一度なにかに挫折してひどく傷ついた人間が、その傷を癒やし(←実質ほとんどの人が一生、ちゃんと癒えることがないまま終わる……のに『平気だよ?べつに傷ついてないし』と思い込んでいる)、さらに真実としての可能性を含んだプラスの学び(例:あれこれ工夫すれば変化球的にその夢を叶えるのは可能である)を得るのは難しい。
しかし、これからの時代こそ、「既存の枠にとらわれず、自分なりのルートを見つけること」が重要になる。
新卒就職という決められた枠やそこでの募集要件、その枠での合格・不合格といった、とある会社のさらに一部の採用担当者程度の人間の思惑という小さな箱庭で決まるお芝居のような決め事を超えて、世の中全体とどうコミュニケーションを取るか。仕事は、そのルートのひとつに過ぎない。
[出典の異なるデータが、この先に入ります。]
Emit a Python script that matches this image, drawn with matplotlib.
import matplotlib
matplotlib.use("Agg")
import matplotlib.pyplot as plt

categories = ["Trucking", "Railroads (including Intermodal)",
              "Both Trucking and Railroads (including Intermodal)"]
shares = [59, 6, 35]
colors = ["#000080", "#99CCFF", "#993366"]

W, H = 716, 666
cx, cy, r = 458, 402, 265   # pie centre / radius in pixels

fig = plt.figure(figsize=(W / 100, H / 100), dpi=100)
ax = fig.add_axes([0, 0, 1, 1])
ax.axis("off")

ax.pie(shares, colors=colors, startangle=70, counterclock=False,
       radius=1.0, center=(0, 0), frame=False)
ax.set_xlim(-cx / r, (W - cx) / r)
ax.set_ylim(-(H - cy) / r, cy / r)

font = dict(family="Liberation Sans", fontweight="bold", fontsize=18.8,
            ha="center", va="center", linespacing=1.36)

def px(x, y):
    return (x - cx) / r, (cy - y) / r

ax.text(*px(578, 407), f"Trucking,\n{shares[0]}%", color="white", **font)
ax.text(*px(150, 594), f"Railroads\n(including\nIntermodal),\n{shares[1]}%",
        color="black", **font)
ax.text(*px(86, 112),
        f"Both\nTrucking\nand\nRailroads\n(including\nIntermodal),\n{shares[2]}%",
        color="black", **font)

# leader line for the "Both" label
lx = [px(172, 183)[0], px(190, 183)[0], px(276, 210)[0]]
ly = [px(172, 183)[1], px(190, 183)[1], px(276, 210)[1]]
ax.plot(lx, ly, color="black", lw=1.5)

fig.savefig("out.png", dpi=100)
就職はさらにその中の小さな小道でしかないし、新卒就職となるとそのさらに小さな道の「狭き門」。
たしかに狭いし通りにくい(合格しにくい)難関企業は存在する……のだろうが、究極をいえばその企業に新卒で正社員として就職した立場を得ているかどうかは、自分が霊魂をもって受肉した存在としてこの宇宙全体と物理的・精神的・霊的etcのどのような交流をするかとは、直接は関係ないし、交流のための要件というわけでもない。
人生は、世界と呼応しながら進んでいく
ここで述べたことは、現実的にいえば「しょせん負け犬の遠吠え」と感じるかもしれない。
あくまでも現世的にビジネスの世界で、勤め先の社格や年収といった”ランキング”至上主義でだけ勝ち負けを論じる「箱庭」的思考回路しか持っていない人からしたらそうだろう。
ただ、その思考回路は真実なのか、本当に人間がこの世でなしうることのすべてをカバーした思想なのか(違いますよね?)。
私個人としては、おおかたの人が想像するであろう「ただの言い訳」の枠をはるかに超えて、本当に人間がその霊魂の営みとしての思考や意図という念の向け方、その方法としての行動etcが宇宙全体にまるで鐘のようにどう響き渡り共鳴するのか、その共鳴と共振がこの世界のすみずみのいろいろなところに良くも悪くも大きな影響を与えるのかを、霊視のみならず物理現実化しているか(ただの妄想ではないか)を含めて確認する旅路を十数年にわたって経験することができた。
こうしたスピリチュアルなワークを通じて、「個人の人生経験が、世界や宇宙とどう影響し合っているか」を見られたのは大きな収穫だった。
だからこそ、スピリチュアルな講座を提供しながら、現実社会におけるキャリアの成功を支援する事業にも力を入れている。
現状としては、講座の内容は整備するものの、受講生がその内容をしかと修得するには至らないことも多く、まだまだ頭を悩ませる日々ではあるのだが、
それはつまり、ここで私が書いたような、人間の思惑を超えて自分なりの一個人が何かを思ったり行動したりすることが(人間社会では誰にも振り向いてもらえず、わかりやすくお金が稼げたり名声につながったりしていないとしても)エネルギー的にも物理現実的にもちゃんと照応して大きな力を持っているとちゃんと実感して知るのが多くの人間にとってはどうやら難しいという目安でもあるのかもしれない。
そうなるとまぁ、この記事を読んだところで「ちょっと何いってるかわからない」が読者の率直な感想だろうか。
でも、だとしても。
近視眼的にならず、他人が決めた「勝ち負けの基準」に惑わされず、自分なりの成長を続けること。
いつか霊的に自分の生き様が宇宙とどうコミュっている形になっていたのかが観えるようになったとき、納得がいくものか、それとも俗世的な正論に思える誘惑(例:大企業に正社員として就職するのが『まとも』)に負けてしまったと思うか。
自分ではまだ観えないなら、それが観えていると信頼できるヒーラーに相談してみてもいいかもしれない。